Exercise requirements
All of the data that follows should be retyped exactly, please, except the pictures.
↓↓↓
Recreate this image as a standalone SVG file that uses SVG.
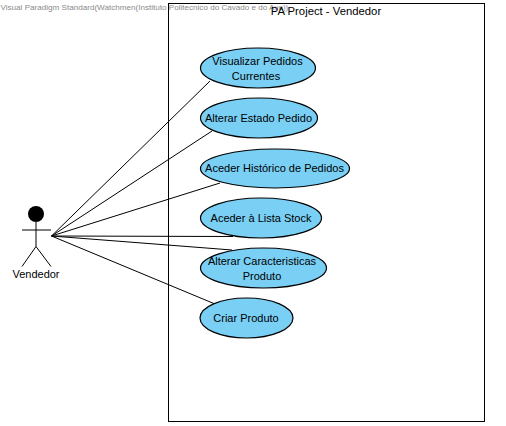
<svg xmlns="http://www.w3.org/2000/svg" width="506" height="426" viewBox="0 0 506 426">
<style>
text{font-family:"Liberation Sans",Arial,sans-serif;font-size:11px;fill:#000;text-anchor:middle}
.u{fill:#7acff5;stroke:#000;stroke-width:1.2}
.c{stroke:#000;stroke-width:1;fill:none}
</style>
<rect width="506" height="426" fill="#fff"/>
<text id="watermark" x="0.500" y="10" style="text-anchor:start;font-size:8.100px;fill:#8a8a8a">Visual Paradigm Standard(Watchmen(Instituto Politecnico do Cavado e do Ave))</text>
<g id="system">
<rect x="168.500" y="3.500" width="316" height="418" fill="none" stroke="#000"/>
<text x="326" y="15" style="font-size:11.300px">PA Project - Vendedor</text>
</g>
<g id="connectors">
<path class="c" d="M51.500 236L210 81"/>
<path class="c" d="M51.500 236L212 131"/>
<path class="c" d="M51.500 236L220 183"/>
<path class="c" d="M51.500 236L233 236.500"/>
<path class="c" d="M51.500 236L232 250"/>
<path class="c" d="M51.500 236L215 304"/>
</g>
<g id="actor">
<circle cx="36" cy="214" r="8" fill="#000"/>
<path class="c" d="M22 230H51M36 222V246.500M22 266.500L36 246.500L51 266.500"/>
<text x="36" y="278">Vendedor</text>
</g>
<g id="uc1"><ellipse class="u" cx="258" cy="68" rx="57.500" ry="20"/><text x="257.500" y="65">Visualizar Pedidos</text><text x="256" y="80">Currentes</text></g>
<g id="uc2"><ellipse class="u" cx="259" cy="118" rx="58.500" ry="20"/><text x="258.500" y="122">Alterar Estado Pedido</text></g>
<g id="uc3"><ellipse class="u" cx="275" cy="168.500" rx="74.500" ry="19.500"/><text x="274.500" y="172">Aceder Histórico de Pedidos</text></g>
<g id="uc4"><ellipse class="u" cx="261" cy="218" rx="60.500" ry="20"/><text x="261" y="222">Aceder à Lista Stock</text></g>
<g id="uc5"><ellipse class="u" cx="263.500" cy="268" rx="63" ry="20"/><text x="262" y="265">Alterar Caracteristicas</text><text x="262" y="280">Produto</text></g>
<g id="uc6"><ellipse class="u" cx="246.500" cy="318" rx="46.500" ry="20"/><text x="246" y="322">Criar Produto</text></g>
</svg>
↑↑↑
Reply
Recreate this image as a standalone SVG file that uses SVG.
<svg xmlns="http://www.w3.org/2000/svg" width="506" height="426" viewBox="0 0 506 426">
<style>
text{font-family:"Liberation Sans",Arial,sans-serif;font-size:11px;fill:#000;text-anchor:middle}
.u{fill:#7acff5;stroke:#000;stroke-width:1.2}
.c{stroke:#000;stroke-width:1;fill:none}
</style>
<rect width="506" height="426" fill="#fff"/>
<text id="watermark" x="0.500" y="10" style="text-anchor:start;font-size:8.100px;fill:#8a8a8a">Visual Paradigm Standard(Watchmen(Instituto Politecnico do Cavado e do Ave))</text>
<g id="system">
<rect x="168.500" y="3.500" width="316" height="418" fill="none" stroke="#000"/>
<text x="326" y="15" style="font-size:11.300px">PA Project - Vendedor</text>
</g>
<g id="connectors">
<path class="c" d="M51.500 236L210 81"/>
<path class="c" d="M51.500 236L212 131"/>
<path class="c" d="M51.500 236L220 183"/>
<path class="c" d="M51.500 236L233 236.500"/>
<path class="c" d="M51.500 236L232 250"/>
<path class="c" d="M51.500 236L215 304"/>
</g>
<g id="actor">
<circle cx="36" cy="214" r="8" fill="#000"/>
<path class="c" d="M22 230H51M36 222V246.500M22 266.500L36 246.500L51 266.500"/>
<text x="36" y="278">Vendedor</text>
</g>
<g id="uc1"><ellipse class="u" cx="258" cy="68" rx="57.500" ry="20"/><text x="257.500" y="65">Visualizar Pedidos</text><text x="256" y="80">Currentes</text></g>
<g id="uc2"><ellipse class="u" cx="259" cy="118" rx="58.500" ry="20"/><text x="258.500" y="122">Alterar Estado Pedido</text></g>
<g id="uc3"><ellipse class="u" cx="275" cy="168.500" rx="74.500" ry="19.500"/><text x="274.500" y="172">Aceder Histórico de Pedidos</text></g>
<g id="uc4"><ellipse class="u" cx="261" cy="218" rx="60.500" ry="20"/><text x="261" y="222">Aceder à Lista Stock</text></g>
<g id="uc5"><ellipse class="u" cx="263.500" cy="268" rx="63" ry="20"/><text x="262" y="265">Alterar Caracteristicas</text><text x="262" y="280">Produto</text></g>
<g id="uc6"><ellipse class="u" cx="246.500" cy="318" rx="46.500" ry="20"/><text x="246" y="322">Criar Produto</text></g>
</svg>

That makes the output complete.